Gulf states establish ‘hot lines’ to address humanitarian cases in Qatar

Saudi Arabia, UAE, Bahrain and Egypt have cut diplomatic and economic ties with Qatar. (File photo: AP)

Saudi Arabia, UAE and Bahrain said in a joint statement on Friday that it was decided to “take many decisions” including establishing “hot lines” in their three countries to tackle humanitarian and health cases in Qatar.

The three countries and Egypt have cut diplomatic and economic ties with Qatar.

The joint statement made was in response to Zeid Ra’ad Al Hussein, the UN High Commissioner for Human Rights, voicing alarm on Wednesday over possible impact on the rights of the Qatari people amid Gulf tensions.
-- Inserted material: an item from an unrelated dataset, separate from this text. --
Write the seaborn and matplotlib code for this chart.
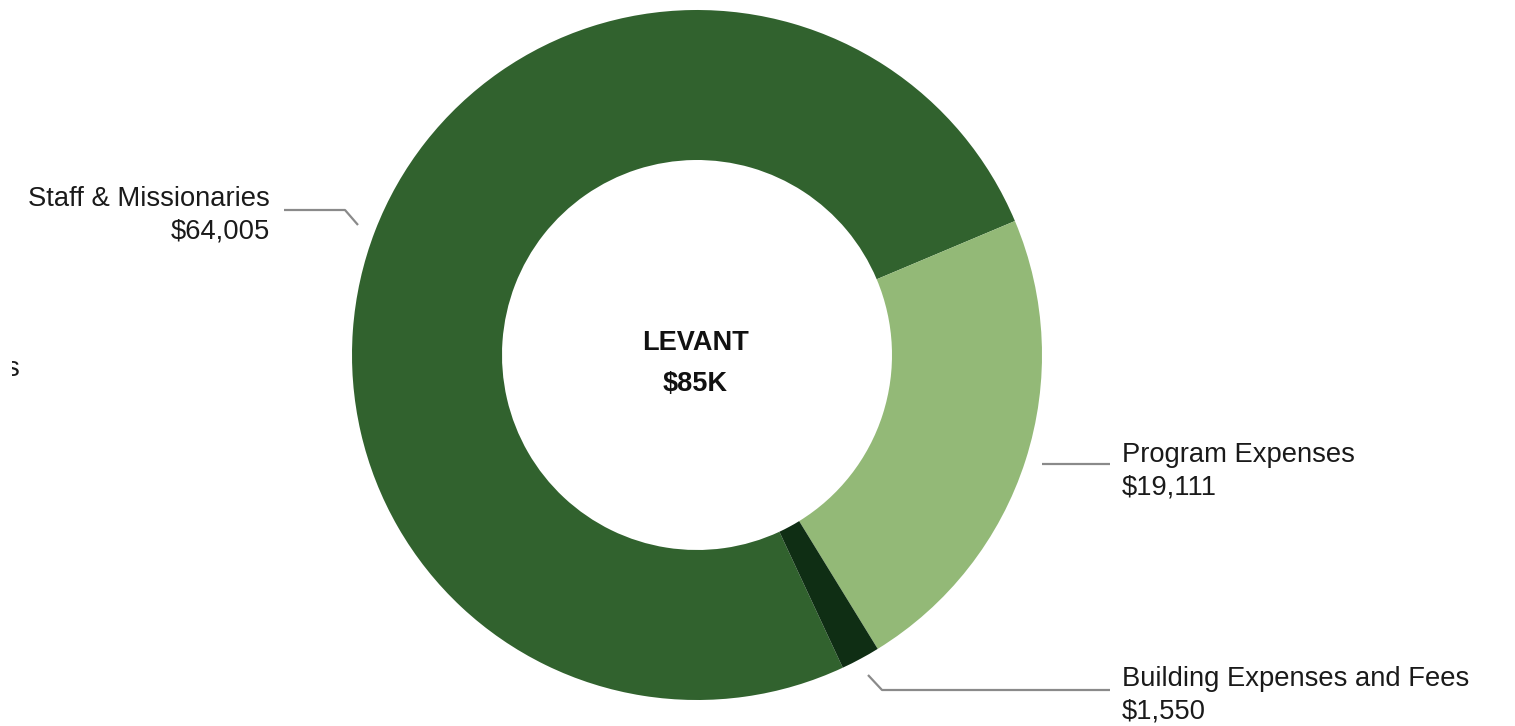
import matplotlib
matplotlib.use("Agg")
import matplotlib.pyplot as plt
from matplotlib.transforms import Bbox, TransformedBbox
import seaborn as sns

# chart data
categories = ["Staff & Missionaries", "Program Expenses", "Building Expenses and Fees"]
amounts = [64005, 19111, 1550]
colors = ["#31622E", "#93B977", "#0F2E14"]
center_title = "LEVANT"
center_value = "$85K"

sns.set_theme(style="white")
plt.rcParams['font.family'] = ['Liberation Sans', 'DejaVu Sans']

W, H = 1515, 726
fig = plt.figure(figsize=(W / 100, H / 100), dpi=100)
ax = fig.add_axes([0, 0, 1, 1])
ax.axis("off")


def Y(py):
    # image rows (top-down) -> axes y
    return H - py


cx, cy, r_out, r_in = 697, 355, 345, 195
ax.pie(amounts, colors=colors, startangle=295, counterclock=False,
       center=(cx, Y(cy)), radius=r_out,
       wedgeprops=dict(width=r_out - r_in, linewidth=0))
ax.set_xlim(0, W)
ax.set_ylim(0, H)
ax.set_aspect("equal")

# centre text
ax.text(cx - 2, Y(343), center_title, ha="center", va="center",
        fontsize=19.5, fontweight="bold", color="#111111")
ax.text(cx - 2, Y(384), center_value, ha="center", va="center",
        fontsize=19.5, fontweight="bold", color="#111111")


def fmt(v):
    return "${:,}".format(v)


line_kw = dict(color="#8a8a8a", linewidth=1.6, solid_capstyle="butt")
lab_kw = dict(fontsize=19.7, color="#1a1a1a", va="center")


def label(x, y, name, value, ha):
    ax.text(x, Y(y), name, ha=ha, **lab_kw)
    ax.text(x, Y(y + 33), fmt(value), ha=ha, **lab_kw)


# Staff & Missionaries (left)
ax.plot([284, 345, 358], [Y(210), Y(210), Y(225)], **line_kw)
label(270, 199, categories[0], amounts[0], "right")

# Program Expenses (right)
ax.plot([1042, 1110], [Y(464), Y(464)], **line_kw)
label(1122, 455, categories[1], amounts[1], "left")

# Building Expenses and Fees (bottom right)
ax.plot([868, 882, 1110], [Y(675), Y(690), Y(690)], **line_kw)
label(1122, 679, categories[2], amounts[2], "left")

# clipped fragment of an off-canvas label at the left edge
frag = ax.text(19, Y(369), "s", ha="right", va="center", fontsize=19.7, color="#1a1a1a")
frag.set_clip_box(TransformedBbox(Bbox([[12, 0], [40, H]]), ax.transData))
frag.set_clip_on(True)

fig.savefig("out.png", dpi=100)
“For the sake of our brotherly Qatari people, which is a natural extension of its brothers in the three States, it was decided to take many measures aimed at addressing humanitarian and health cases, establish hot lines in each country so that cases can be reported and appropriate action be taken, in a manner consistent with international obligations under international human rights law and our long humanitarian traditions,” they said in a statement published by the official Saudi Press Agency (SPA).

They also reaffirmed their “willingness” to continue protecting stability of the region including that of Qatar’s.

They said they will “continue working with the concerned parties in order to achieve the desired results of this break-up, namely, to maintain security, to combat terrorism and to safeguard the stability and well-being of the people of the region, including the brotherly Qatari people in full respect for their human rights’ and international humanitarian law’s commitments.”

The countries further defended their stance over their Qatar boycott by saying it is their “sovereign right.”

“Decisions to cut ties with Qatar are a sovereign right of the States concerned and aim to protect their national security from the dangers of terrorism and extremism,” they said. “These decisions came after exhausting all possible means as a result of Qatar’s failure to comply with the Riyadh Agreement for the Return of Ambassadors and its Supplementary Agreement of 2014, and its continued support, funding, and hosting of terrorist, extremist and sectarian organizations.”

In 2014, Qatari envoys were withdrawn from the UAE, Bahrain, and Saudi Arabia in protest against Doha’s support to the Muslim Brotherhood. However, tensions were later resolved following the Riyadh agreement.

The three countries added: “These decisions were taken in full conformity with the fundamental principles of Public International Law.”